Este libro es el resultado de una improbable serie de acontecimientos que no habrían sucedido sin la participación de unas cuantas personas a las que estoy muy agradecido. Pedro Herrero me animó a publicar columnas en prensa y me puso en contacto con Víctor Lenore, que me acogió en la sección, de Cultura de Vozpópuli. Tras una conversación sobre nuestras experiencias universitarias, Víctor me propuso que escribiera un artículo que tuvo un impacto inesperado. Uno de sus lectores fue Manuel Pimentel, fundador y editor de Almuzara, que sugirió al responsable de Sekotia, Humberto Pérez, que en aquella columna tal vez latiera un ensayo.
Entre los dos me convencieron de que así era. María Campos leyó una primera versión y me hizo con delicadeza valiosos comentarios que han mejorado el texto original. Mi hermano Eduardo González también dejó sus notas. A todos ellos, muchas gracias.

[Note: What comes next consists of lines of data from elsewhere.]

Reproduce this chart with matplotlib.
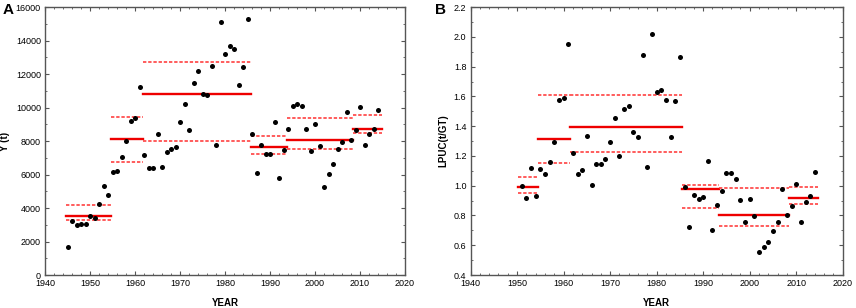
import matplotlib
matplotlib.use("Agg")
from matplotlib import pyplot as plt
from matplotlib.ticker import MultipleLocator, FormatStrFormatter

plt.rcParams['font.family'] = ['Liberation Sans', 'DejaVu Sans']

# panel A: catch Y (t)
years_a = list(range(1945, 2015))
y_a = [1700, 3200, 3000, 3050, 3050, 3550, 3390, 4250, 5340, 4800,
       6140, 6240, 7070, 8010, 9210, 9370, 11220, 7150, 6400, 6400,
       8410, 6460, 7370, 7510, 7670, 9110, 10200, 8650, 11440, 12160,
       10800, 10740, 12460, 7750, 15090, 13190, 13690, 13510, 11360, 12420,
       15290, 8410, 6080, 7790, 7210, 7250, 9130, 5780, 7470, 8710,
       10080, 10220, 10080, 8710, 7430, 9030, 7730, 5240, 6040, 6660,
       7550, 7950, 9710, 8070, 8670, 10040, 7750, 8430, 8710, 9860]

# panel B: LPUC (t/GT)
years_b = list(range(1951, 2015))
y_b = [0.995, 0.917, 1.119, 0.928, 1.110, 1.081, 1.157, 1.293, 1.575, 1.589,
       1.951, 1.217, 1.076, 1.105, 1.336, 1.004, 1.148, 1.143, 1.177, 1.291,
       1.452, 1.197, 1.515, 1.537, 1.363, 1.329, 1.880, 1.125, 2.018, 1.627,
       1.642, 1.578, 1.327, 1.566, 1.864, 0.989, 0.725, 0.940, 0.913, 0.922,
       1.166, 0.704, 0.872, 0.966, 1.083, 1.083, 1.045, 0.904, 0.758, 0.913,
       0.794, 0.554, 0.590, 0.619, 0.698, 0.758, 0.975, 0.801, 0.861, 1.013,
       0.758, 0.890, 0.928, 1.094]

# regime segments: start, end, mean, lower, upper
seg_start_a = [1944.6, 1954.7, 1961.7, 1985.7, 1993.7, 2008.5]
seg_end_a = [1954.7, 1961.7, 1985.7, 1993.7, 2008.5, 2014.8]
seg_mean_a = [3530, 8150, 10840, 7670, 8070, 8750]
seg_low_a = [3290, 6760, 8030, 7255, 7550, 8490]
seg_high_a = [4200, 9430, 12750, 8310, 9390, 9550]

seg_start_b = [1950.1, 1954.5, 1961.4, 1985.5, 1993.4, 2008.5]
seg_end_b = [1954.5, 1961.4, 1985.5, 1993.4, 2008.5, 2014.6]
seg_mean_b = [0.991, 1.313, 1.392, 0.975, 0.805, 0.915]
seg_low_b = [0.951, 1.150, 1.224, 0.850, 0.731, 0.875]
seg_high_b = [1.058, 1.611, 1.611, 1.002, 0.982, 0.991]


def draw_panel(ax, x, y, s0, s1, m, lo, hi):
    for i in range(len(s0)):
        ax.plot([s0[i], s1[i]], [m[i], m[i]], color='#ee0000', lw=1.7, zorder=2)
        ax.plot([s0[i], s1[i]], [lo[i], lo[i]], color='#ff3030', lw=1.1,
                linestyle=(0, (2.2, 1.2)), zorder=2)
        ax.plot([s0[i], s1[i]], [hi[i], hi[i]], color='#ff3030', lw=1.1,
                linestyle=(0, (2.2, 1.2)), zorder=2)
    ax.scatter(x, y, s=13, color='black', zorder=3, linewidths=0)
    ax.set_xlim(1940, 2020)
    ax.xaxis.set_major_locator(MultipleLocator(10))
    ax.xaxis.set_minor_locator(MultipleLocator(2))
    ax.tick_params(which='both', direction='in', top=True, right=True,
                   labelsize=6.5, color='#555555', pad=3)
    ax.tick_params(which='major', length=3)
    ax.tick_params(which='minor', length=1.5)
    for sp in ax.spines.values():
        sp.set_color('#555555')
        sp.set_linewidth(1.0)
    ax.set_xlabel('YEAR', fontsize=7, fontweight='bold', labelpad=7)


fig = plt.figure(figsize=(8.56, 3.08), dpi=100)

ax1 = fig.add_axes([0.0526, 0.107, 0.4206, 0.870])
draw_panel(ax1, years_a, y_a, seg_start_a, seg_end_a, seg_mean_a, seg_low_a, seg_high_a)
ax1.set_ylim(0, 16000)
ax1.yaxis.set_major_locator(MultipleLocator(2000))
ax1.yaxis.set_minor_locator(MultipleLocator(1000))
ax1.set_ylabel('Y (t)', fontsize=7, fontweight='bold', labelpad=4)
fig.text(0.003, 0.955, 'A', fontsize=11, fontweight='bold')

ax2 = fig.add_axes([0.5497, 0.107, 0.4348, 0.870])
draw_panel(ax2, years_b, y_b, seg_start_b, seg_end_b, seg_mean_b, seg_low_b, seg_high_b)
ax2.set_ylim(0.4, 2.2)
ax2.yaxis.set_major_locator(MultipleLocator(0.2))
ax2.yaxis.set_minor_locator(MultipleLocator(0.1))
ax2.yaxis.set_major_formatter(FormatStrFormatter('%.1f'))
ax2.set_ylabel('LPUC(t/GT)', fontsize=7, fontweight='bold', labelpad=4)
fig.text(0.508, 0.955, 'B', fontsize=11, fontweight='bold')

fig.savefig('out.png', dpi=100)
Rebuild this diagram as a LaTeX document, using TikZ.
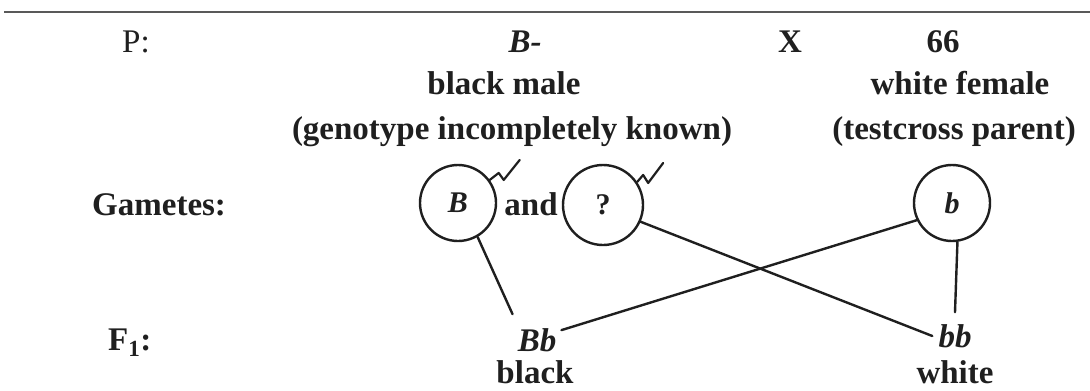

Por último, mi mujer, Arantxa, y mis hijos, Álvaro y Julia, han soportado con paciencia que, durante diez meses, su marido y padre dedicara los fines de semana y festivos a escribir y a refunfuñar. Aparte de eso, en un libro que ha terminado girando en torno al sentido, a los tres se les puede considerar tanto coautores como protagonistas. Gracias, familia.